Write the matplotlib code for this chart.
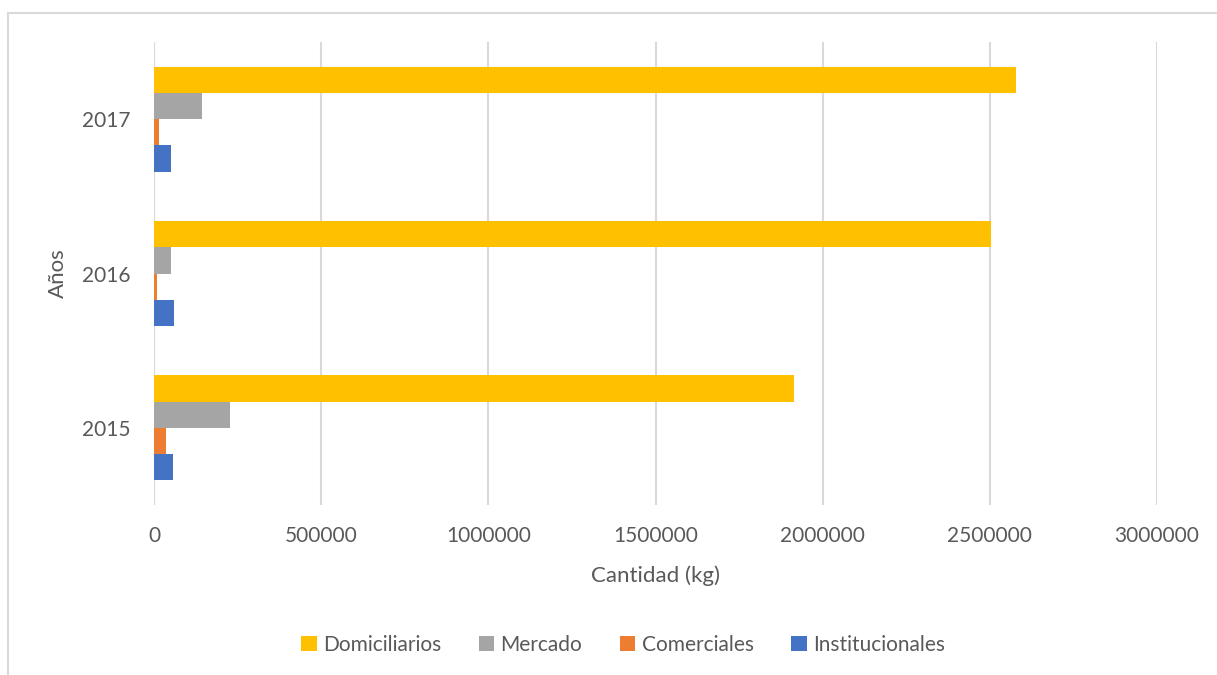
import numpy as np
import matplotlib.pyplot as plt
from matplotlib.patches import Rectangle

plt.rcParams['font.family'] = ['Lato', 'DejaVu Sans']

years = ['2015', '2016', '2017']
domiciliarios = [1913000, 2503000, 2578000]
mercado = [228000, 51000, 144000]
comerciales = [37000, 10000, 15000]
institucionales = [57000, 60000, 51000]

series = [
    ('Domiciliarios', domiciliarios, '#FFC000'),
    ('Mercado', mercado, '#A5A5A5'),
    ('Comerciales', comerciales, '#ED7D31'),
    ('Institucionales', institucionales, '#4472C4'),
]

txt = '#595959'
grid = '#D9D9D9'

fig = plt.figure(figsize=(12.17, 6.75), dpi=100)
ax = fig.add_axes([154/1217, 1-505/675, (1157-154)/1217, (505-42)/675])

y = np.arange(len(years))
h = 0.17
offsets = [1.5*h, 0.5*h, -0.5*h, -1.5*h]
for (name, vals, col), off in zip(series, offsets):
    ax.barh(y + off, vals, height=h, color=col, label=name, zorder=3)

ax.set_xlim(0, 3000000)
ax.set_ylim(-0.5, 2.5)
ax.set_xticks(np.arange(0, 3000001, 500000))
ax.set_xticklabels([str(v) for v in range(0, 3000001, 500000)])
ax.set_yticks(y)
ax.set_yticklabels(years)
ax.grid(axis='x', color=grid, linewidth=1.5, zorder=0)
for s in ax.spines.values():
    s.set_visible(False)
ax.tick_params(length=0, labelsize=15, colors=txt)
ax.tick_params(axis='x', pad=15)
ax.tick_params(axis='y', pad=17)
ax.set_xlabel('Cantidad (kg)', fontsize=16, color=txt, labelpad=14)
ax.set_ylabel('Años', fontsize=16, color=txt, labelpad=10)

ax.legend(loc='center', bbox_to_anchor=(623/1217, 1-645/675), bbox_transform=fig.transFigure,
          ncol=4, frameon=False, fontsize=15, labelcolor=txt, handlelength=0.75, handleheight=0.75,
          handletextpad=0.3, columnspacing=1.8)

fig.patches.append(Rectangle((8/1217, -0.1), 1.1, 1-13/675+0.1, transform=fig.transFigure,
                             fill=False, edgecolor=grid, linewidth=1.5))

fig.savefig('out.png', dpi=100)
* * * * *
**What is asked**
Set out every line from the material that contains the string "matplotlib".

**Full answer**
Write the matplotlib code for this chart.
import matplotlib.pyplot as plt
from matplotlib.patches import Rectangle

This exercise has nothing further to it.